[begin DATA ENTRIES]

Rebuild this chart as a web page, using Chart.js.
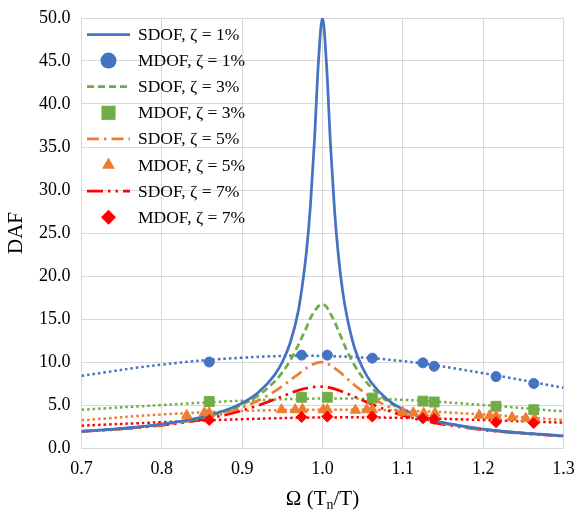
<!DOCTYPE html>
<html>
<head>
<meta charset="utf-8">
<script src="https://cdn.jsdelivr.net/npm/chart.js@4.4.0/dist/chart.umd.min.js"></script>
<style>
  html, body { margin: 0; padding: 0; background: #fff; }
</style>
</head>
<body>
<canvas id="dafChart" width="577" height="512"></canvas>
<script>
// Frequency ratio for the SDOF curves
const omega = [0.70, 0.75, 0.80, 0.85, 0.88, 0.90, 0.92, 0.94, 0.95, 0.96, 0.97, 0.975, 0.98, 0.985, 0.99, 0.995,
  1.00, 1.005, 1.01, 1.015, 1.02, 1.025, 1.03, 1.04, 1.05, 1.06, 1.08, 1.10, 1.12, 1.15, 1.20, 1.25, 1.30];

// SDOF DAF
const sdof1 = [1.92, 2.28, 2.78, 3.60, 4.42, 5.22, 6.45, 8.45, 10.0, 12.3, 16.0, 19.0, 22.8, 28.2, 35.8, 45.0,
  50.0, 44.6, 35.2, 27.6, 22.2, 18.3, 15.5, 11.6, 9.3, 7.7, 5.7, 4.5, 3.7, 2.95, 2.2, 1.72, 1.40];
const sdof3 = [1.94, 2.26, 2.74, 3.52, 4.30, 5.04, 6.10, 7.70, 8.8, 10.2, 12.0, 13.0, 14.0, 15.1, 15.9, 16.5,
  16.7, 16.4, 15.6, 14.7, 13.6, 12.5, 11.4, 9.6, 8.2, 7.1, 5.5, 4.45, 3.7, 2.95, 2.2, 1.74, 1.42];
const sdof5 = [1.93, 2.24, 2.70, 3.44, 4.10, 4.72, 5.52, 6.55, 7.2, 7.9, 8.6, 8.95, 9.3, 9.6, 9.8, 9.95,
  10.0, 9.9, 9.6, 9.3, 8.95, 8.55, 8.15, 7.3, 6.6, 5.9, 4.9, 4.1, 3.5, 2.85, 2.15, 1.72, 1.40];
const sdof7 = [1.92, 2.21, 2.64, 3.30, 3.87, 4.36, 4.96, 5.65, 6.0, 6.38, 6.7, 6.85, 6.95, 7.05, 7.1, 7.13,
  7.13, 7.1, 7.0, 6.88, 6.72, 6.55, 6.35, 5.95, 5.55, 5.15, 4.4, 3.8, 3.3, 2.75, 2.1, 1.7, 1.38];

// MDOF results
const mdofOmega = [0.859, 0.974, 1.006, 1.062, 1.125, 1.139, 1.216, 1.263];
const mdof1 = [10.0, 10.8, 10.8, 10.45, 9.9, 9.5, 8.3, 7.5];
const mdof3 = [5.4, 5.9, 5.9, 5.8, 5.45, 5.35, 4.85, 4.45];
const mdof7 = [3.25, 3.6, 3.65, 3.65, 3.45, 3.38, 3.0, 2.9];
const mdof5Omega = [0.831, 0.853, 0.859, 0.949, 0.966, 0.975, 1.001, 1.006, 1.041, 1.055, 1.062,
  1.100, 1.113, 1.126, 1.140, 1.195, 1.208, 1.216, 1.236, 1.253, 1.264];
const mdof5 = [3.8, 4.1, 4.1, 4.45, 4.45, 4.5, 4.45, 4.45, 4.4, 4.45, 4.45,
  4.15, 4.1, 4.05, 4.05, 3.8, 3.75, 3.7, 3.55, 3.45, 3.4];

// Dotted trend lines through the MDOF points
const trendOmega = [0.7, 0.8, 0.9, 1.0, 1.1, 1.2, 1.3];
const trend1 = [8.4, 9.7, 10.5, 10.7, 10.1, 8.7, 7.0];
const trend3 = [4.45, 5.0, 5.5, 5.75, 5.6, 5.0, 4.25];
const trend5 = [3.22, 3.9, 4.3, 4.45, 4.35, 3.9, 3.25];
const trend7 = [2.6, 3.0, 3.35, 3.55, 3.5, 3.25, 2.95];

const xTicks = [0.7, 0.8, 0.9, 1.0, 1.1, 1.2, 1.3];

const BLUE = '#4472c4', GREEN = '#70ad47', ORANGE = '#ed7d31', RED = '#ff0000';
const SERIF = '"Liberation Serif", "Times New Roman", serif';

const pts = (xs, ys) => xs.map((x, i) => ({ x: x, y: ys[i] }));

function sdofSet(label, ys, color, dash, row) {
  return {
    label, data: pts(omega, ys), showLine: true, borderColor: color, backgroundColor: color,
    borderWidth: 2.75, borderDash: dash, pointRadius: 0, cubicInterpolationMode: 'monotone',
    legendRow: row
  };
}
function mdofSet(label, xs, ys, color, style, radius, row) {
  return {
    label, data: pts(xs, ys), showLine: false, borderColor: color, backgroundColor: color,
    pointStyle: style, pointRadius: radius, pointBorderWidth: 1, legendRow: row
  };
}
function trendSet(ys, color) {
  return {
    label: 'trend', data: pts(trendOmega, ys), showLine: true, borderColor: color,
    borderWidth: 2.5, borderDash: [2.5, 3], pointRadius: 0, tension: 0.4
  };
}

const datasets = [
  mdofSet('MDOF, ζ = 7%', mdofOmega, mdof7, RED, 'rectRot', 5.5, 7),
  mdofSet('MDOF, ζ = 5%', mdof5Omega, mdof5, ORANGE, 'triangle', 6, 5),
  mdofSet('MDOF, ζ = 3%', mdofOmega, mdof3, GREEN, 'rect', 7, 3),
  mdofSet('MDOF, ζ = 1%', mdofOmega, mdof1, BLUE, 'circle', 5, 1),
  sdofSet('SDOF, ζ = 1%', sdof1, BLUE, [], 0),
  sdofSet('SDOF, ζ = 3%', sdof3, GREEN, [7, 4], 2),
  sdofSet('SDOF, ζ = 5%', sdof5, ORANGE, [12, 5, 2.5, 5], 4),
  sdofSet('SDOF, ζ = 7%', sdof7, RED, [16, 5, 2.5, 5, 2.5, 5], 6),
  trendSet(trend1, BLUE),
  trendSet(trend3, GREEN),
  trendSet(trend5, ORANGE),
  trendSet(trend7, RED)
];

// legend drawn inside the plot, Excel style
const legendSizes = { circle: 8, rect: 10, triangle: 7.5, rectRot: 7.5 };
const insideLegend = {
  id: 'insideLegend',
  afterDraw(chart) {
    const { ctx, chartArea } = chart;
    const x0 = chartArea.left + 5.5, x1 = chartArea.left + 48.5;
    ctx.save();
    ctx.font = '17.5px ' + SERIF;
    ctx.textBaseline = 'middle';
    chart.data.datasets.forEach(ds => {
      if (ds.legendRow === undefined) return;
      const y = chartArea.top + 16.5 + ds.legendRow * 26.1;
      if (ds.showLine) {
        ctx.strokeStyle = ds.borderColor;
        ctx.lineWidth = ds.borderWidth;
        ctx.setLineDash(ds.borderDash);
        ctx.beginPath();
        ctx.moveTo(x0, y);
        ctx.lineTo(x1, y);
        ctx.stroke();
        ctx.setLineDash([]);
      } else {
        ctx.fillStyle = ds.backgroundColor;
        ctx.strokeStyle = ds.borderColor;
        ctx.lineWidth = 1;
        Chart.helpers.drawPoint(ctx, { pointStyle: ds.pointStyle, radius: legendSizes[ds.pointStyle], rotation: 0 },
          (x0 + x1) / 2, y);
      }
      ctx.fillStyle = '#000';
      ctx.fillText(ds.label, chartArea.left + 56.5, y + 1);
    });
    ctx.restore();
  }
};

// x axis title with subscript n
const xTitle = {
  id: 'xTitle',
  afterDraw(chart) {
    const { ctx, chartArea } = chart;
    const cx = (chartArea.left + chartArea.right) / 2;
    const base = 505;
    const big = '21px ' + SERIF, small = '14px ' + SERIF;
    ctx.save();
    ctx.fillStyle = '#000';
    ctx.textBaseline = 'alphabetic';
    ctx.font = big;
    const a = 'Ω (T', c = '/T)';
    const wa = ctx.measureText(a).width, wc = ctx.measureText(c).width;
    ctx.font = small;
    const wb = ctx.measureText('n').width;
    let x = cx - (wa + wb + wc) / 2;
    ctx.font = big;
    ctx.fillText(a, x, base);
    x += wa;
    ctx.font = small;
    ctx.fillText('n', x, base + 4);
    x += wb;
    ctx.font = big;
    ctx.fillText(c, x, base);
    ctx.restore();
  }
};

new Chart(document.getElementById('dafChart').getContext('2d'), {
  type: 'scatter',
  data: { datasets },
  options: {
    responsive: false,
    animation: false,
    devicePixelRatio: 1,
    layout: { padding: { left: 0, top: 18, right: 13.5, bottom: 0 } },
    plugins: { legend: { display: false }, tooltip: { enabled: false } },
    scales: {
      x: {
        type: 'linear', min: 0.7, max: 1.3,
        afterBuildTicks: s => { s.ticks = xTicks.map(v => ({ value: v })); },
        afterFit: s => { s.height = 64; s.paddingLeft = 0; s.paddingRight = 0; },
        grid: { color: '#d9d9d9', lineWidth: 1, drawTicks: false },
        border: { color: '#d9d9d9' },
        ticks: { padding: 10, color: '#000', font: { family: SERIF, size: 18 }, callback: v => v.toFixed(1) }
      },
      y: {
        min: 0, max: 50,
        afterFit: s => { s.width = 81.5; s.paddingTop = 0; s.paddingBottom = 0; },
        grid: { color: '#d9d9d9', lineWidth: 1, drawTicks: false },
        border: { color: '#d9d9d9' },
        ticks: { stepSize: 5, padding: 11, color: '#000', font: { family: SERIF, size: 18 }, callback: v => v.toFixed(1) },
        title: { display: true, text: 'DAF', color: '#000', font: { family: SERIF, size: 21 }, padding: { top: 4, bottom: 0 } }
      }
    }
  },
  plugins: [insideLegend, xTitle]
});
</script>
</body>
</html>
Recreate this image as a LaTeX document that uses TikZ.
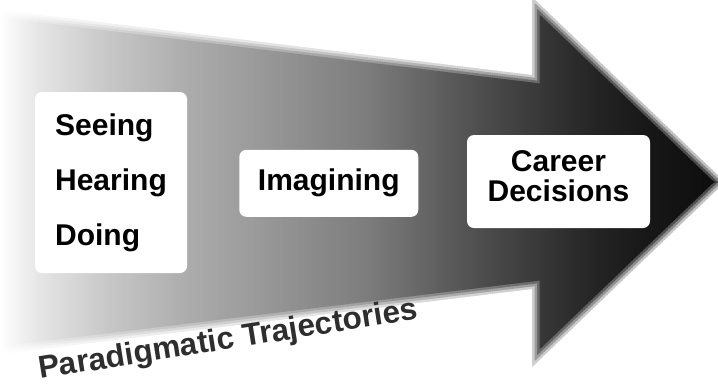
\documentclass[tikz,border=0pt]{standalone}
\usepackage{fontspec}
\setmainfont{Liberation Sans}
\usetikzlibrary{calc}
\definecolor{labelgray}{HTML}{2E2E2E}
\tikzset{
	stagebox/.style={fill=white, rounded corners=7pt, inner sep=0pt, align=center,
		font=\bfseries\fontsize{30}{30}\selectfont},
}
% upper edge of the arrow at x=#1, grown by #2 (lower edge is 364 minus it)
\def\trajtop#1#2#3{\pgfmathparse{min(182, (#3<540-#2) ? (17.5+0.122222*#1-#2) : (15+(#1-540)*0.95977-1.39*#2))}}

\begin{document}
\begin{tikzpicture}[x=1pt, y=-1pt]
		%%%%% START %%%%%
		\fill[white] (0, 0) rectangle (718, 384);
		\useasboundingbox (0, 0) rectangle (718, 384);
		
		% arrow in thin strips, soft rim from lighter and wider passes
		\foreach \e/\f in {7.5/0.25, 5/0.5, 2.5/0.75, 0/1}{
			\foreach \xa/\ka/\xb/\kb in {0/0/40/10, 40/10/110/22, 110/22/192.5/33, 192.5/33/367.5/51, 367.5/51/460/66, 460/66/505/73, 505/73/597.5/86, 597.5/86/650/91, 650/91/720/95}{
				\pgfmathtruncatemacro\n{round((\xb-\xa)/2.5)-1}
				\foreach \i in {0,...,\n}{
					\pgfmathsetmacro\xl{\xa+2.5*\i}
					\pgfmathsetmacro\xr{\xl+2.5}
					\pgfmathsetmacro\k{\f*(\ka+(\kb-\ka)*(\xl+1.25-\xa)/(\xb-\xa))}
					\trajtop{\xl}{\e}{\xl}\let\tl\pgfmathresult
					\trajtop{\xr}{\e}{\xl}\let\tr\pgfmathresult
					\fill[black!\k] (\xl-0.4, \tl) -- (\xr+0.4, \tr) -- (\xr+0.4, 364-\tr) -- (\xl-0.4, 364-\tl) -- cycle;
				}
			}
		}
		
		\node[stagebox, align=left, minimum width=152pt, minimum height=181pt,
			font=\bfseries\fontsize{30}{55}\selectfont] (senses) at (111, 182.5) {Seeing\\Hearing\\Doing};
		\node[stagebox, minimum width=179pt, minimum height=67pt] (imagine) at (328.8, 183.3) {Imagining};
		\node[stagebox, minimum width=183pt, minimum height=93pt, text depth=11pt] (career) at (558.5, 181.5) {Career\\Decisions};
		
		\node[anchor=base west, rotate=9, inner sep=0pt, text=labelgray,
			font=\bfseries\fontsize{31.5}{31.5}\selectfont] (trajlabel) at (40, 379) {Paradigmatic Trajectories};
		
		%%%%% END %%%%%
	\end{tikzpicture}
\end{document}
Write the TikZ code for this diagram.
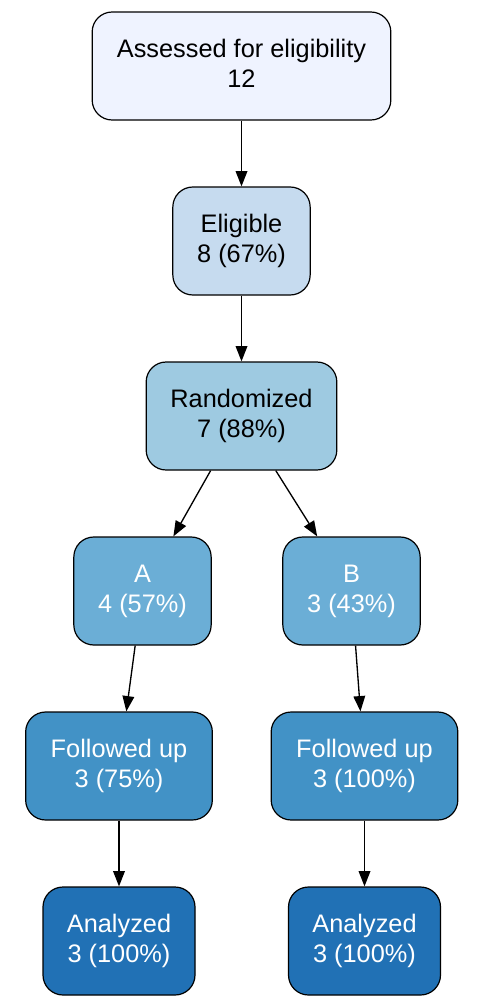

[end DATA ENTRIES]

• [TASK DESCRIPTION] Starting at the first line of the material, output exactly the lines up to and including the one with "2.1, 1.7, 1.38];". Do not include the pictures.

• [OUTPUT]
Rebuild this chart as a web page, using Chart.js.
<!DOCTYPE html>
<html>
<head>
<meta charset="utf-8">
<script src="https://cdn.jsdelivr.net/npm/chart.js@4.4.0/dist/chart.umd.min.js"></script>
<style>
  html, body { margin: 0; padding: 0; background: #fff; }
</style>
</head>
<body>
<canvas id="dafChart" width="577" height="512"></canvas>
<script>
// Frequency ratio for the SDOF curves
const omega = [0.70, 0.75, 0.80, 0.85, 0.88, 0.90, 0.92, 0.94, 0.95, 0.96, 0.97, 0.975, 0.98, 0.985, 0.99, 0.995,
  1.00, 1.005, 1.01, 1.015, 1.02, 1.025, 1.03, 1.04, 1.05, 1.06, 1.08, 1.10, 1.12, 1.15, 1.20, 1.25, 1.30];

// SDOF DAF
const sdof1 = [1.92, 2.28, 2.78, 3.60, 4.42, 5.22, 6.45, 8.45, 10.0, 12.3, 16.0, 19.0, 22.8, 28.2, 35.8, 45.0,
  50.0, 44.6, 35.2, 27.6, 22.2, 18.3, 15.5, 11.6, 9.3, 7.7, 5.7, 4.5, 3.7, 2.95, 2.2, 1.72, 1.40];
const sdof3 = [1.94, 2.26, 2.74, 3.52, 4.30, 5.04, 6.10, 7.70, 8.8, 10.2, 12.0, 13.0, 14.0, 15.1, 15.9, 16.5,
  16.7, 16.4, 15.6, 14.7, 13.6, 12.5, 11.4, 9.6, 8.2, 7.1, 5.5, 4.45, 3.7, 2.95, 2.2, 1.74, 1.42];
const sdof5 = [1.93, 2.24, 2.70, 3.44, 4.10, 4.72, 5.52, 6.55, 7.2, 7.9, 8.6, 8.95, 9.3, 9.6, 9.8, 9.95,
  10.0, 9.9, 9.6, 9.3, 8.95, 8.55, 8.15, 7.3, 6.6, 5.9, 4.9, 4.1, 3.5, 2.85, 2.15, 1.72, 1.40];
const sdof7 = [1.92, 2.21, 2.64, 3.30, 3.87, 4.36, 4.96, 5.65, 6.0, 6.38, 6.7, 6.85, 6.95, 7.05, 7.1, 7.13,
  7.13, 7.1, 7.0, 6.88, 6.72, 6.55, 6.35, 5.95, 5.55, 5.15, 4.4, 3.8, 3.3, 2.75, 2.1, 1.7, 1.38];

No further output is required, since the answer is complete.